No entanto, importa sinalizar que o regime político está em crise. E nisso alguns políticos estão alinhados com a maioria dos portugueses.
Depois da transição do 25 de Abril para o regime democrático, da adesão europeia e da adopção do euro, das expectativas elevadas da viragem do século e das frustrações, entretanto, vividas, bem como da resposta corajosa dos portugueses, seria de esperar a busca da unidade, de pacificação, de reforçada coesão nacional.
Contudo, a maioria da classe política sabe que não tem a confiança dos cidadãos, o que se traduz nos elevados níveis de abstenção.
Além disso, os efeitos colaterais da crise não podem ser desvalorizados, pois vão provocar modificações da sociedade. E, por isso, impõe-se uma reforma do sistema político e a “requalificação” de alguns políticos.
A pobreza e o desemprego são ameaças ao regime democrático. Os desafios que Portugal enfrenta obrigam a sociedade a uma profunda reflexão, que levem às necessárias alterações da estrutura político-institucional.
Temos de conseguir ir mais longe, com realismo mas visão de futuro, na capacidade e na qualidade das nossas Educação e Ciência. Mas também da Saúde, da Segurança Social, da Justiça e da Administração Pública e do próprio sistema político e sua moralização e credibilização constantes, nomeadamente pelo combate à corrupção e ao clientelismo.
Temos também de cicatrizar feridas dos longos anos de sacrifícios, da perda de consensos de regime e de fracturas político-partidárias.

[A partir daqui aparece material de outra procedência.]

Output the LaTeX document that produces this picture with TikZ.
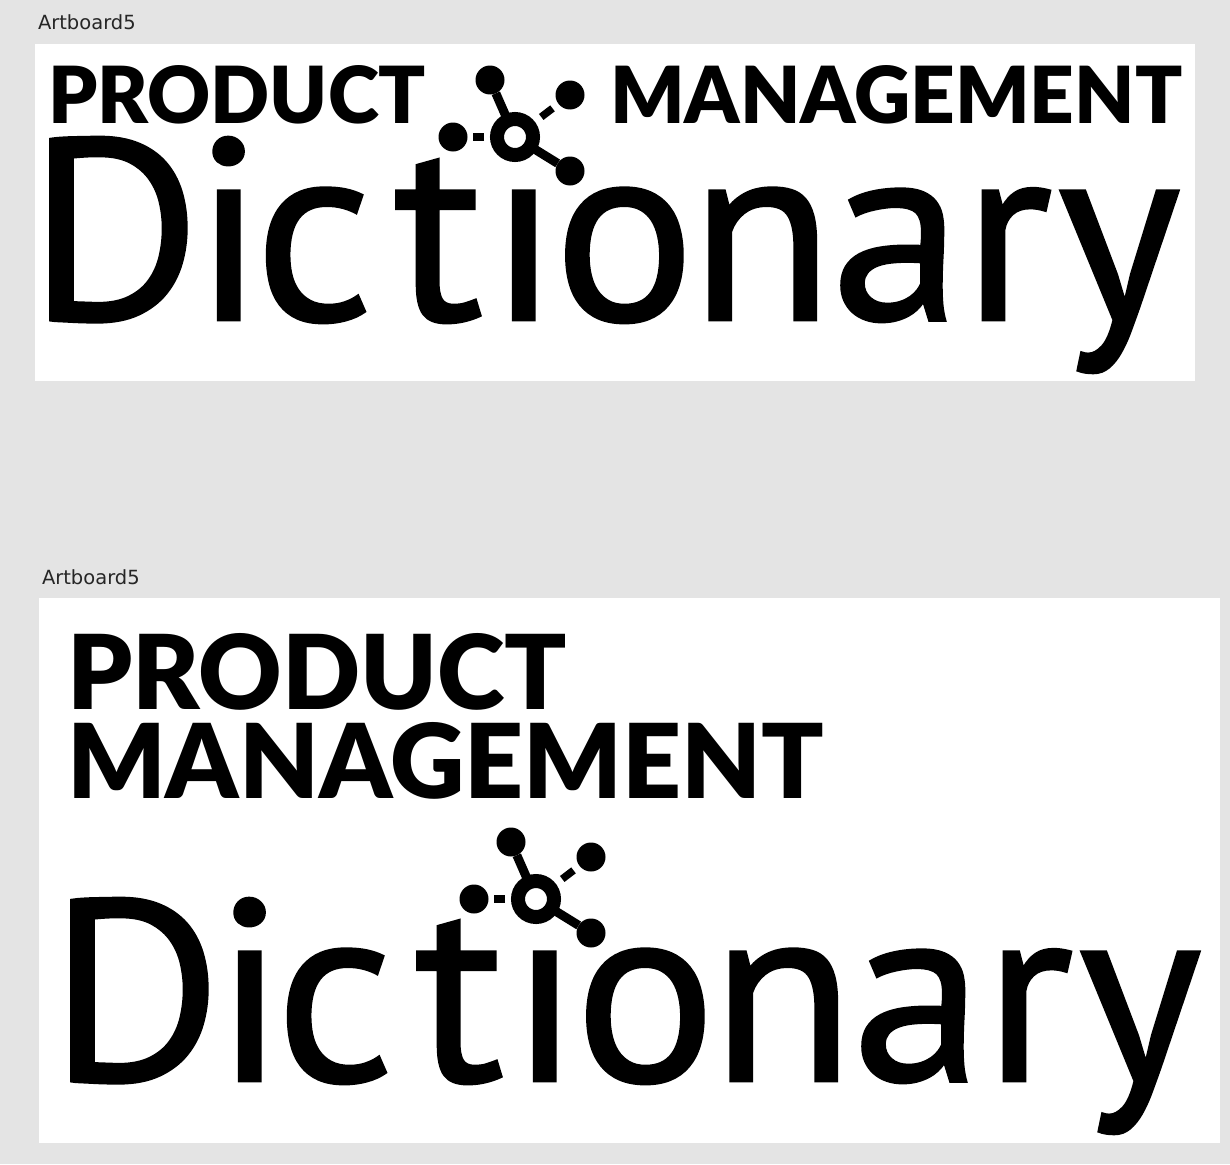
\documentclass[tikz,border=0pt]{standalone}
\usepackage{fontspec}
\setmainfont{Lato}
\newfontfamily\blk{Lato Black}
\newfontfamily\dictf[FakeBold=1]{PT Sans}
\newfontfamily\labf{DejaVu Sans}
\definecolor{bgc}{HTML}{E4E4E4}
\tikzset{
 every node/.style={inner sep=0pt,outer sep=0pt},
 board/.style={fill=white,draw=none},
 lab/.style={anchor=base west,text=black!85,font=\labf\fontsize{19.5}{22}\selectfont},
 ttl/.style={anchor=base west},
 link/.style={line width=9pt,black},
 gaplink/.style={line width=7.5pt,black},
 dotn/.style={circle,fill=black,minimum size=29pt},
 ringn/.style={circle,draw=black,line width=14pt,fill=white,minimum size=36pt}
}
\newcommand{\fit}[3]{\resizebox{#1pt}{#2pt}{#3}}
\newcommand{\kn}[1]{\kern\dimexpr#1pt*100/2610\relax}
\newcommand{\dictword}{\dictf D\kn{-8}i\kn{-10}c\kn{20}t\kn{5}ı\kn{-6}o\kn{-6}n\kn{-3}a\kn{0}r\kn{5}y}
\newcommand{\logo}[3]{%
\begin{scope}[shift={(#1,#2)}]
 \node[dotn] (#3a) at (-25,-57) {};
 \node[dotn] (#3b) at (55,-42) {};
 \node[dotn] (#3c) at (-62,0) {};
 \node[dotn] (#3d) at (55,34) {};
 \node[ringn] (#3r) at (0,0) {};
 \draw[link] (#3r) -- (#3a);
 \draw[link] (#3r) -- (#3d);
 \draw[gaplink,shorten <=15pt,shorten >=7.5pt] (#3r) -- (#3b);
 \draw[gaplink,shorten <=13pt,shorten >=5.5pt] (#3r) -- (#3c);
\end{scope}}
\begin{document}
\begin{tikzpicture}[x=1pt,y=-1pt]
\useasboundingbox (0,0) rectangle (1230,1164);
\fill[bgc] (0,0) rectangle (1230,1164);
\node[lab] (l1) at (38,30) {Artboard5};
\node[lab] (l2) at (42,584) {Artboard5};
\path[board] (35,44) rectangle (1195,381);
\path[board] (39,598) rectangle (1220,1143);
\node[ttl] (p1) at (48,123) {\fit{378}{58}{\blk PRODUCT}};
\node[ttl] (m1) at (610,123) {\fit{572}{58}{\blk MANAGEMENT}};
\node[anchor=base west] (dd1) at (28,320) {\fit{1152}{183}{\dictword}};
\logo{515}{137}{a}
\node[ttl] (p2) at (67,709) {\fit{500}{76}{\blk PRODUCT}};
\node[ttl] (m2) at (67,798) {\fit{757}{76}{\blk MANAGEMENT}};
\node[anchor=base west] (dd2) at (49,1081) {\fit{1152}{183}{\dictword}};
\logo{536}{899}{b}
\end{tikzpicture}
\end{document}
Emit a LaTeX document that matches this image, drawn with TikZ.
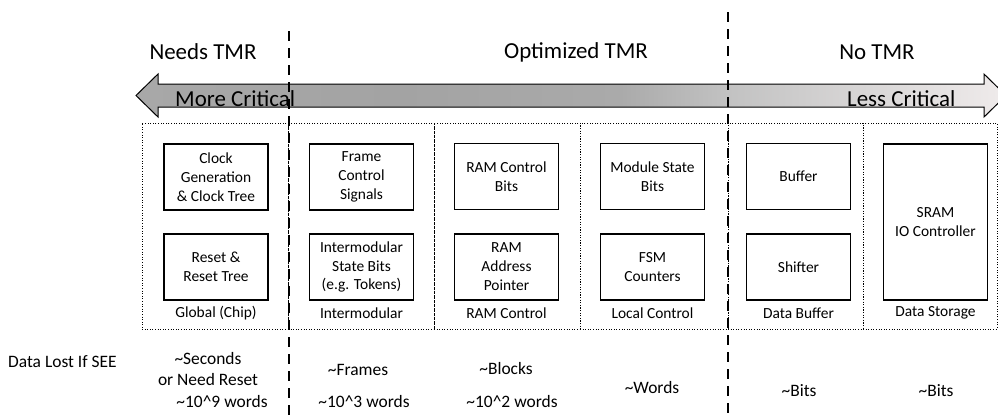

Tudo indesejável, precisamente em anos em que urge recriar convergências, redescobrir diálogos, refazer entendimentos e conseguir razões para a renovação de esperança.
Vivemos tempos de inquietação e incerteza para o futuro de Portugal. Temos de decidir o caminho a escolher, só possível com patriotismo, coesão, enquadramento mobilizador e liderança responsável.